Farmer Focus: US trip impresses Neil Thomson

I’ve had an unusual month. At first I received a lot of stick about my hitting the tree. Then the local tailor asked me if I would model the “Big Men’s” clothes for his online shop.

My initial reaction was that he was having a laugh, but if you look hard enough for an online tailors shop in Kelso you will find he wasn’t joking.

Then, since we were well up to date with the land work, I was given a last-minute opportunity to visit the Salinas valley in California.

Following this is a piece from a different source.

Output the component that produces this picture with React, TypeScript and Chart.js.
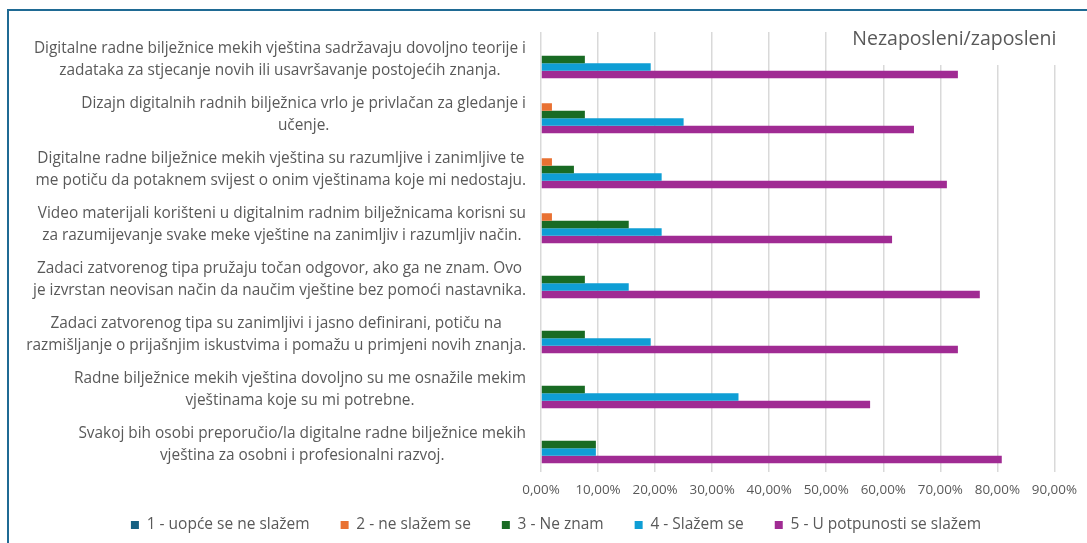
import React, { useEffect, useRef } from "react";
import { Chart, registerables } from "chart.js";

Chart.register(...registerables);

const categories: string[][] = [
  ["Digitalne radne bilježnice mekih vještina sadržavaju dovoljno teorije i", "zadataka za stjecanje novih ili usavršavanje postojećih znanja."],
  ["Dizajn digitalnih radnih bilježnica vrlo je privlačan za gledanje i", "učenje."],
  ["Digitalne radne bilježnice mekih vještina su razumljive i zanimljive te", "me potiču da potaknem svijest o onim vještinama koje mi nedostaju."],
  ["Video materijali korišteni u digitalnim radnim bilježnicama korisni su", "za razumijevanje svake meke vještine na zanimljiv i razumljiv način."],
  ["Zadaci zatvorenog tipa pružaju točan odgovor, ako ga ne znam. Ovo", "je izvrstan neovisan način da naučim vještine bez pomoći nastavnika."],
  ["Zadaci zatvorenog tipa su zanimljivi i jasno definirani, potiču na", "razmišljanje o prijašnjim iskustvima i pomažu u primjeni novih znanja."],
  ["Radne bilježnice mekih vještina dovoljno su me osnažile mekim", "vještinama koje su mi potrebne."],
  ["Svakoj bih osobi preporučio/la digitalne radne bilježnice mekih", "vještina za osobni i profesionalni razvoj."],
];

const seriesNames = [
  "1 - uopće se ne slažem",
  "2 - ne slažem se",
  "3 - Ne znam",
  "4 - Slažem se",
  "5 - U potpunosti se slažem",
];

const s1 = [0, 0, 0, 0, 0, 0, 0, 0];
const s2 = [0, 1.92, 1.92, 1.92, 0, 0, 0, 0];
const s3 = [7.69, 7.69, 5.77, 15.38, 7.69, 7.69, 7.69, 9.62];
const s4 = [19.23, 25.0, 21.15, 21.15, 15.38, 19.23, 34.62, 9.62];
const s5 = [73.08, 65.38, 71.15, 61.54, 76.92, 73.08, 57.69, 80.77];

const colors = ["#156082", "#E97132", "#196B24", "#0F9ED5", "#A02B93"];

const chartTitle = "Nezaposleni/zaposleni";

const FONT = "'Open Sans', 'DejaVu Sans', sans-serif";

export default function App() {
  const ref = useRef<HTMLCanvasElement | null>(null);

  useEffect(() => {
    if (!ref.current) return;
    const axisAreaPlugin = {
      id: "axisArea",
      afterLayout(chart: any) {
        const x = chart.scales.x;
        x.bottom = x.top + 30;
      },
    };
    const labelPlugin = {
      id: "blockLabels",
      afterDraw(chart: any) {
        const { ctx, chartArea } = chart;
        const yScale = chart.scales.y;
        ctx.save();
        ctx.font = `15.4px ${FONT}`;
        ctx.fillStyle = "#595959";
        ctx.textAlign = "center";
        ctx.textBaseline = "middle";
        const rightEdge = chartArea.left - 15;
        const lineH = 22;
        categories.forEach((lines, i) => {
          const maxW = Math.max(...lines.map((l) => ctx.measureText(l).width));
          const cx = rightEdge - maxW / 2;
          const yc = yScale.getPixelForTick(i);
          lines.forEach((l, j) => {
            ctx.fillText(l, cx, yc + (j - (lines.length - 1) / 2) * lineH);
          });
        });
        ctx.restore();
      },
    };
    const titlePlugin = {
      id: "cornerTitle",
      afterDraw(chart: any) {
        const { ctx, chartArea } = chart;
        ctx.save();
        ctx.fillStyle = "#ffffff";
        ctx.fillRect(846, chartArea.top - 1, 240, 34);
        ctx.fillStyle = "#595959";
        ctx.font = `19.5px ${FONT}`;
        ctx.textAlign = "right";
        ctx.textBaseline = "middle";
        ctx.fillText(chartTitle, chartArea.right + 2, chartArea.top + 7);
        ctx.restore();
      },
    };
    const data = [s1, s2, s3, s4, s5];
    const chart = new Chart(ref.current, {
      type: "bar",
      data: {
        labels: categories.map((c) => c.join(" ")),
        datasets: data.map((d, i) => ({
          label: seriesNames[i],
          data: d,
          backgroundColor: colors[i],
          borderWidth: 0,
          categoryPercentage: 0.68,
          barPercentage: 1.0,
        })),
      },
      options: {
        indexAxis: "y",
        animation: false,
        responsive: false,
        layout: { padding: { left: 54, right: 29, top: 32, bottom: 0.25 } },
        plugins: {
          legend: {
            position: "bottom",
            labels: {
              boxWidth: 8,
              boxHeight: 8,
              padding: 31,
              color: "#595959",
              font: { family: FONT, size: 15.5 },
            },
          },
          tooltip: { enabled: false },
          title: { display: false },
        },
        scales: {
          x: {
            min: 0,
            max: 90,
            ticks: {
              stepSize: 10,
              color: "#595959",
              padding: 10,
              font: { family: FONT, size: 13.4 },
              callback: (v: any) => `${Number(v).toFixed(2).replace(".", ",")}%`,
            },
            grid: { color: "#d9d9d9", lineWidth: 1.5, drawTicks: false },
            border: { display: false },
            afterFit: (scale: any) => {
              scale.height = 14.25;
            },
          },
          y: {
            ticks: { display: false },
            grid: { display: false },
            border: { display: false },
            afterFit: (scale: any) => {
              scale.width = 487;
            },
          },
        },
      },
      plugins: [axisAreaPlugin, labelPlugin, titlePlugin],
    } as any);
    return () => chart.destroy();
  }, []);

  return (
    <div style={{ position: "fixed", left: 0, top: 0, width: 1087, height: 543, overflow: "hidden", background: "#fff" }}>
      <canvas ref={ref} width={1087} height={543} style={{ position: "absolute", left: 0, top: 0 }} />
      <div
        style={{
          position: "absolute",
          left: 7,
          top: 9,
          width: 1200,
          height: 600,
          borderLeft: "2px solid #1F6A94",
          borderTop: "2px solid #1F6A94",
          boxSizing: "border-box",
          pointerEvents: "none",
        }}
      />
    </div>
  );
}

It’s 70 miles long by 12 miles wide, blessed with a very temperate climate, sits above a vast underground aquifer, and grows a colossal amount of broccoli. Here they can grow two and sometimes three crops a year.

Despite (thanks to supermarket dominance) difficult economics in vegetable production, the Americans have perfected impressive techniques to ensure they grow excellent crops and get them delivered to all corners of the States.

Figures quoted to us were mind boggling. We visited a company which makes over 400t of ice a day so that they can keep the crop fresh by injecting it into the cartons before shipping.

Since an E coli scare two years ago there is evidence of massive improvement in traceability. We visited a fresh food convention and I was struck by the number of firms that have sprung up to assist growers with this.

I have to admit the meeting was in Las Vegas, where we had some of our most enjoyable time. The drive there, seven hours from Salinas, went through some of most productive land in the USA to desert.

The key to it all is water, and judging by the water level in Lake Mead, home of the famous Hoover Dam, there is not very much left.